Didn't you answer your own question above? It's firmware bugs. The disk reported a successful write at block X but it actually wrote block Y. Later you read block Y and you get data X. The block-level ECC codes are consistent. You also stand a low but not zero probability that you requested a read at block X and were served up some other block, again with matching checksums. And of course there's always the possibility that your firmware simply has a bug in the code checker.
The paper "Parity Lost and Parity Regained" assigns a probability of 1.88e−5 to misdirected writes bugs among disks, so if you have a warehouse full of disks you now have this nightmare.
Fun question: what if a relocation table gets corrupted? And what protection is there against that possibility? You can bet it's not the same ECC as on data blocks. The rest is left as an exercise for the reader. ;)
uh oh, I recognize this one. Love to have a file corrupt after months at rest with no access logged and no mtime changes because a file on a neighboring track needed rewriting (SMR, of course).
ZFS and other checksumming file systems can detect bit rot in data at rest. When data is read back, that sector is checksummed and compared against when it was written before returning the request.
You can periodically scrub the entire pool to find and even fix these issues (in a pool with redundancy)
Sure.
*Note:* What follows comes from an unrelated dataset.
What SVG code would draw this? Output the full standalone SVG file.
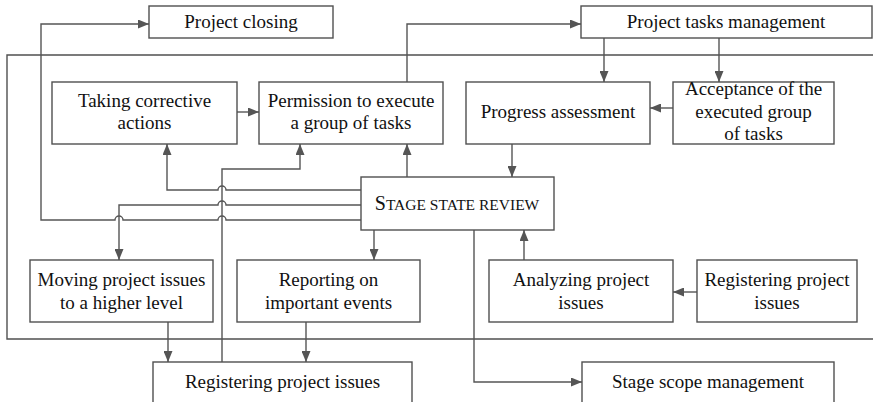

However the main purpose of scrubbing is to flush out deteriorating media and to prompt the drive to relocate salvageable sectors and to report completely dead ones.
I found many comments on ZFS, and not so much comments on dm-integrity, BlueStore/Cephfs, and others. So I am thinking of looking into ZFS, but if there are any recommendations, I would like to seek advice.
I am experimenting with Git LFS, git-annex, I like the filesystem UI better, so I am looking for filesystem like solutions.